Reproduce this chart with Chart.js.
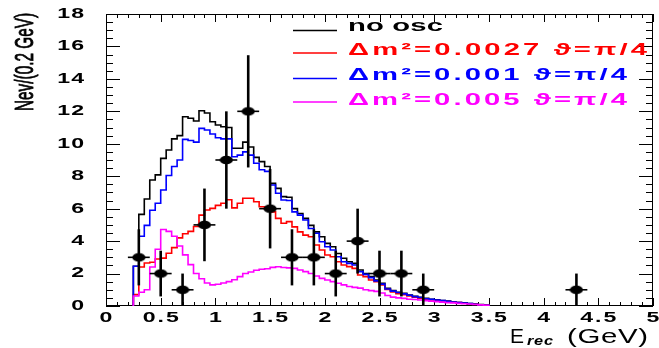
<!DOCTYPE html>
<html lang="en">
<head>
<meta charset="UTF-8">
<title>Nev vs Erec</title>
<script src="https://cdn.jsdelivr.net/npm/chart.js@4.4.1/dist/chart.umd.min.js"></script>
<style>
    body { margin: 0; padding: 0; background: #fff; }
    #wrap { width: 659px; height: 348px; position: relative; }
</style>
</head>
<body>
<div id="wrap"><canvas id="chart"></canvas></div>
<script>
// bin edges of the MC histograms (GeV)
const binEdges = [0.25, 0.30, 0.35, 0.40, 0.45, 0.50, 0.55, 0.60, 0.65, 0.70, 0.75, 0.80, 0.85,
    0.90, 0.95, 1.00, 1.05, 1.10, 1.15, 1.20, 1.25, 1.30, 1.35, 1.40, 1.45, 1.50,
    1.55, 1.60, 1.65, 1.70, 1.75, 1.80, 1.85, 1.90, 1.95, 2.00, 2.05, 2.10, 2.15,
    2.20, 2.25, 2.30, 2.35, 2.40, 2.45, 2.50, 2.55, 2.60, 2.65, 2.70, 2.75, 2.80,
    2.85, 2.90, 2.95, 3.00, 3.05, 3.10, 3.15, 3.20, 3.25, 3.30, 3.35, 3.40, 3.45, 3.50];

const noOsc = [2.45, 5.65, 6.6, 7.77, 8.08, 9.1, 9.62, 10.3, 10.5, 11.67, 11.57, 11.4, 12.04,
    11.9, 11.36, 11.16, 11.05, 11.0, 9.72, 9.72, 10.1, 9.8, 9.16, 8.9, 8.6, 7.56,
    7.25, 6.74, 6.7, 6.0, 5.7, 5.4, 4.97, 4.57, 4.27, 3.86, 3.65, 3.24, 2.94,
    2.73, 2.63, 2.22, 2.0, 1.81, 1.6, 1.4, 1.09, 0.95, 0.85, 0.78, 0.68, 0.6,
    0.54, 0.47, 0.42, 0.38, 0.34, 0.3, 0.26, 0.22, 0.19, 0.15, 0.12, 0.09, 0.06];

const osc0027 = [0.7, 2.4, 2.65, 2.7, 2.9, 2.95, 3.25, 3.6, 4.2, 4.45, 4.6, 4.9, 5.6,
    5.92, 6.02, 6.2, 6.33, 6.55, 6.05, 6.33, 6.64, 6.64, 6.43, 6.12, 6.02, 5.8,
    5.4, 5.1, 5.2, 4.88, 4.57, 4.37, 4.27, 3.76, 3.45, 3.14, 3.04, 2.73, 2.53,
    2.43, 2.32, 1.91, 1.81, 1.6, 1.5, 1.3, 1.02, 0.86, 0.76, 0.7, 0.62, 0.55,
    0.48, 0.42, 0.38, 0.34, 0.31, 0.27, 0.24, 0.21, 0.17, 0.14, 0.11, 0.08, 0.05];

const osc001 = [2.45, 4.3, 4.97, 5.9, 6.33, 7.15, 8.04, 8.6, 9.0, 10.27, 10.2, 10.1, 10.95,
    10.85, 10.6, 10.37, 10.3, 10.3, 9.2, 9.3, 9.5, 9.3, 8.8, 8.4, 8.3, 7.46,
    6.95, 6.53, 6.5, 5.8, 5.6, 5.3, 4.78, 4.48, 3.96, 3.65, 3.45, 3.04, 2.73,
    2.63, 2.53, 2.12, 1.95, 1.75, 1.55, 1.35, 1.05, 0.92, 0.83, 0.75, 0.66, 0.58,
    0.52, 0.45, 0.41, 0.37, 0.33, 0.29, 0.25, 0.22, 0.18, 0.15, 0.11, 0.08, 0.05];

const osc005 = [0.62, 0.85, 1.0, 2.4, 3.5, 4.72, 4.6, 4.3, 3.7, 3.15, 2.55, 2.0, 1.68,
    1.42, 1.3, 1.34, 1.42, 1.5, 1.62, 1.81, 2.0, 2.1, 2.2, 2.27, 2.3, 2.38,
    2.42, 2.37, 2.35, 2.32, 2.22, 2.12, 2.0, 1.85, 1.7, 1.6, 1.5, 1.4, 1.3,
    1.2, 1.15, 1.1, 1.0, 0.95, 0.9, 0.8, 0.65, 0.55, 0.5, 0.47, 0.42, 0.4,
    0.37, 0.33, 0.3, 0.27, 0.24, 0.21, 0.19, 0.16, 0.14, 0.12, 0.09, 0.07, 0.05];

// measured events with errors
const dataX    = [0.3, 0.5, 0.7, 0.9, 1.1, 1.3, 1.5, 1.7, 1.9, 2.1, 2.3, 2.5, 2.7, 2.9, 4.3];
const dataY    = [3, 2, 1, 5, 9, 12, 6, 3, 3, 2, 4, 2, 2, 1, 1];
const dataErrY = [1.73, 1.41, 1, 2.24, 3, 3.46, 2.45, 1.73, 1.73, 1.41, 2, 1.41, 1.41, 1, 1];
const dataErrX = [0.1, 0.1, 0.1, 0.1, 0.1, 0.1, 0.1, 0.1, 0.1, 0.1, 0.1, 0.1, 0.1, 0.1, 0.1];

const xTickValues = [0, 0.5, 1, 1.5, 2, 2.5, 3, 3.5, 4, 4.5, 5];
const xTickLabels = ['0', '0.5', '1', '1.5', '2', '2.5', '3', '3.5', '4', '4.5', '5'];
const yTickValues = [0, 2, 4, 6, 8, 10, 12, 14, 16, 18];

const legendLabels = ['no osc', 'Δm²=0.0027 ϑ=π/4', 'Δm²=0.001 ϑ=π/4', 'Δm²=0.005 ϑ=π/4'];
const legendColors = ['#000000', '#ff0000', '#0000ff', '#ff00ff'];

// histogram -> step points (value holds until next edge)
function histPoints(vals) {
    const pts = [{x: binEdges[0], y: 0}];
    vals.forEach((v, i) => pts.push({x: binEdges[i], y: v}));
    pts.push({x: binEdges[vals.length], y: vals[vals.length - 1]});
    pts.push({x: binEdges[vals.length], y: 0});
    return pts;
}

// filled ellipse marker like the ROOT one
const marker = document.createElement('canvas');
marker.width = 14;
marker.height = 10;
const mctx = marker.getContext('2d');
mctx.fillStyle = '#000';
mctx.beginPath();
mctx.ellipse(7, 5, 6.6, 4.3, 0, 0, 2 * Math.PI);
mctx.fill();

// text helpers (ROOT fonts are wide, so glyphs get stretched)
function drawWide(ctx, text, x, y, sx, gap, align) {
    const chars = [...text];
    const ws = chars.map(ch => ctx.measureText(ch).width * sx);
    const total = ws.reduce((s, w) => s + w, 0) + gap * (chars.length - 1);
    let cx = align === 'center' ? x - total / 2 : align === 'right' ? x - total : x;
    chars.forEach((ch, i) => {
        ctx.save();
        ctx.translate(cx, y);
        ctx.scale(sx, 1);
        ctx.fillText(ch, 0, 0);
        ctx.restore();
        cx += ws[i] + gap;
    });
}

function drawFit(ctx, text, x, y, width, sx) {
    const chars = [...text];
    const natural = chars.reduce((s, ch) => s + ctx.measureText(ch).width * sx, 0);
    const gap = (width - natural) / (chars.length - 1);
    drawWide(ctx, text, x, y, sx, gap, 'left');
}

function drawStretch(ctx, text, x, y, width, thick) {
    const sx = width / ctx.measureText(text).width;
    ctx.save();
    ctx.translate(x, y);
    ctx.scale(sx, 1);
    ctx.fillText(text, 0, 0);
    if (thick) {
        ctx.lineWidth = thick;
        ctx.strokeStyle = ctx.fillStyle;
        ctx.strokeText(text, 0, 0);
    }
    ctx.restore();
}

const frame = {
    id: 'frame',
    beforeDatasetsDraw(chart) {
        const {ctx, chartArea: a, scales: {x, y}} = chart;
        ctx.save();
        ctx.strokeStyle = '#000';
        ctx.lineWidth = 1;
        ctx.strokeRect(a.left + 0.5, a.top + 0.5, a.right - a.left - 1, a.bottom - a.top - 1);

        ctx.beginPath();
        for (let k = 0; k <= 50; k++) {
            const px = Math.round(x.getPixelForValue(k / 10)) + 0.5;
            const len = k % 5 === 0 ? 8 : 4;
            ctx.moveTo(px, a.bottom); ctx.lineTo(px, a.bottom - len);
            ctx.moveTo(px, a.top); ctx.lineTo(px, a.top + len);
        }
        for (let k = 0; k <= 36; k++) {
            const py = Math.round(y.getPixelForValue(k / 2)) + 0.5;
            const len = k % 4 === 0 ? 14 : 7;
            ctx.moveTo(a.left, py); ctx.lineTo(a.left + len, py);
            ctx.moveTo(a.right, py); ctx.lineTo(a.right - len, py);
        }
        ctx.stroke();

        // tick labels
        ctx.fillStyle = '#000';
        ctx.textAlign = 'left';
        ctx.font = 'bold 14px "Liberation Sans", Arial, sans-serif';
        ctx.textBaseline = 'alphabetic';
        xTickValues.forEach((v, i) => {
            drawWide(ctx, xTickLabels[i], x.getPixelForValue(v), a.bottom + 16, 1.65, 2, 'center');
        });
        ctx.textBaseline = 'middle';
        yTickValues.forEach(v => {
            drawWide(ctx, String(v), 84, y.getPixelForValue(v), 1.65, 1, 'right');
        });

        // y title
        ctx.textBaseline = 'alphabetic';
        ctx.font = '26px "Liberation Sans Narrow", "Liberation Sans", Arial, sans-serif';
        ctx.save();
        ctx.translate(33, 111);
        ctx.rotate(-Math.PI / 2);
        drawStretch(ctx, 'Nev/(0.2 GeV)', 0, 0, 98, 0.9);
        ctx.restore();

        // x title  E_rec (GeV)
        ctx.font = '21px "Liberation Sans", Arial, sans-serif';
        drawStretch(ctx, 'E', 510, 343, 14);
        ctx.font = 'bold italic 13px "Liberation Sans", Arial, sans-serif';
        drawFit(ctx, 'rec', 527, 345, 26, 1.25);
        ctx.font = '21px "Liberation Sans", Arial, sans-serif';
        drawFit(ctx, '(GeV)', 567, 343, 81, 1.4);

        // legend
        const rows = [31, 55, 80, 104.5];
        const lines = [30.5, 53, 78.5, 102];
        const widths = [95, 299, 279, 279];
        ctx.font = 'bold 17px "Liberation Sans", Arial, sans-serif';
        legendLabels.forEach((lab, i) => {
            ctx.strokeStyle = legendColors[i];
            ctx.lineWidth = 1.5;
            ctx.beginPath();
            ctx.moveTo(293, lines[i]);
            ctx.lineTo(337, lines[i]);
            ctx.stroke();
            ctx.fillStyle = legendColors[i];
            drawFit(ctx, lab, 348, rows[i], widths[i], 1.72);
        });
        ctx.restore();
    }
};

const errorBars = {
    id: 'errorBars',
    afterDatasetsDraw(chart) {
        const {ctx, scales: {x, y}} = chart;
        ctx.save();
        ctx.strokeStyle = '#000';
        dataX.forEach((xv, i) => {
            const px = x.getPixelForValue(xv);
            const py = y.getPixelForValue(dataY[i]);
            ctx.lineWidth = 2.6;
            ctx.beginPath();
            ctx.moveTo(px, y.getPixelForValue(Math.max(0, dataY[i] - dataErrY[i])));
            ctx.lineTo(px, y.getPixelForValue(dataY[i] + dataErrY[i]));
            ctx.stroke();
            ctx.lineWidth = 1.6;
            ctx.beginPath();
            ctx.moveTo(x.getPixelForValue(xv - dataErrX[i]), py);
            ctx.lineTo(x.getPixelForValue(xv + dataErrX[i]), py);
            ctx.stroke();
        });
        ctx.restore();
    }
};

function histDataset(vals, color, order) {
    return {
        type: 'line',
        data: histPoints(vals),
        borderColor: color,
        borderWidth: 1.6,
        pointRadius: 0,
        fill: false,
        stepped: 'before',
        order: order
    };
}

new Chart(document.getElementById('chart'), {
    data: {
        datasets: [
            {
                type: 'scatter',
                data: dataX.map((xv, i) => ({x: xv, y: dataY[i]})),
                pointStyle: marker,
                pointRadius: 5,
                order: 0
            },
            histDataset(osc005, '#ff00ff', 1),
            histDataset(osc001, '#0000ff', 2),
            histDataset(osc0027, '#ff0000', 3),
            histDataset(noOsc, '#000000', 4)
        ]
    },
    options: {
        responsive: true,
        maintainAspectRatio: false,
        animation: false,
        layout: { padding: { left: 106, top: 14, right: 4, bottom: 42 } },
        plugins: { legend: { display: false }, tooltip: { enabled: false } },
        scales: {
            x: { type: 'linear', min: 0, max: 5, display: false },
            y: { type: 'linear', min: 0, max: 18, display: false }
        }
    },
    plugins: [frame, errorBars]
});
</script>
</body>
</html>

------------------------------------------------------------

TASK DESCRIPTION:
Go from the first line of the data above to the line containing "3.40, 3.45, 3.50];" and retype exactly those lines, both included, but none of the pictures.

FULL RESPONSE:
Reproduce this chart with Chart.js.
<!DOCTYPE html>
<html lang="en">
<head>
<meta charset="UTF-8">
<title>Nev vs Erec</title>
<script src="https://cdn.jsdelivr.net/npm/chart.js@4.4.1/dist/chart.umd.min.js"></script>
<style>
    body { margin: 0; padding: 0; background: #fff; }
    #wrap { width: 659px; height: 348px; position: relative; }
</style>
</head>
<body>
<div id="wrap"><canvas id="chart"></canvas></div>
<script>
// bin edges of the MC histograms (GeV)
const binEdges = [0.25, 0.30, 0.35, 0.40, 0.45, 0.50, 0.55, 0.60, 0.65, 0.70, 0.75, 0.80, 0.85,
    0.90, 0.95, 1.00, 1.05, 1.10, 1.15, 1.20, 1.25, 1.30, 1.35, 1.40, 1.45, 1.50,
    1.55, 1.60, 1.65, 1.70, 1.75, 1.80, 1.85, 1.90, 1.95, 2.00, 2.05, 2.10, 2.15,
    2.20, 2.25, 2.30, 2.35, 2.40, 2.45, 2.50, 2.55, 2.60, 2.65, 2.70, 2.75, 2.80,
    2.85, 2.90, 2.95, 3.00, 3.05, 3.10, 3.15, 3.20, 3.25, 3.30, 3.35, 3.40, 3.45, 3.50];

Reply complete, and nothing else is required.